11 September 2020 Vol 369, Issue 6509
An ethical framework for global vaccine allocation
By Ezekiel J. Emanuel, Govind Persad, Adam Kern, Allen Buchanan, Cécile Fabre, Daniel Halliday, Joseph Heath, Lisa Herzog, R. J. Leland, Ephrem T. Lemango, Florencia Luna, Matthew S. McCoy, Ole F. Norheim, Trygve Ottersen, G. Owen Schaefer, Kok-Chor Tan, Christopher Heath Wellman, Jonathan Wolff, Henry S. Richardson
Science11 Sep 2020 : 1309-1312
The Fair Priority Model offers a practical way to fulfill pledges to distribute vaccines fairly and equitably
Once effective coronavirus disease 2019 (COVID-19) vaccines are developed, they will be scarce. This presents the question of how to distribute them fairly across countries. Vaccine allocation among countries raises complex and controversial issues involving public opinion, diplomacy, economics, public health, and other considerations. Nevertheless, many national leaders, international organizations, and vaccine producers recognize that one central factor in this decision-making is ethics (1, 2). Yet little progress has been made toward delineating what constitutes fair international distribution of vaccine.
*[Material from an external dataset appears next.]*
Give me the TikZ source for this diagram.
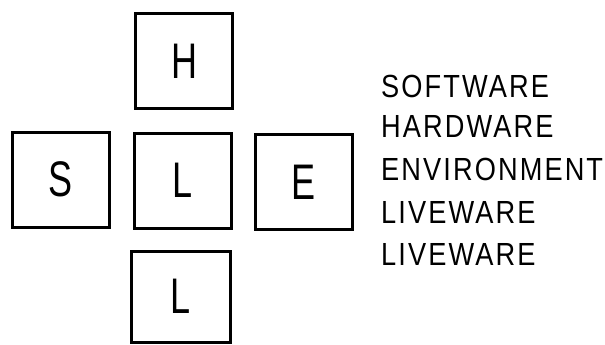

Many have endorsed “equitable distribution of COVID-19…vaccine” without describing a framework or recommendations (3, 4). Two substantive proposals for the international allocation of a COVID-19 vaccine have been advanced, but are seriously flawed. We offer a more ethically defensible and practical proposal for the fair distribution of COVID-19 vaccine: the Fair Priority Model.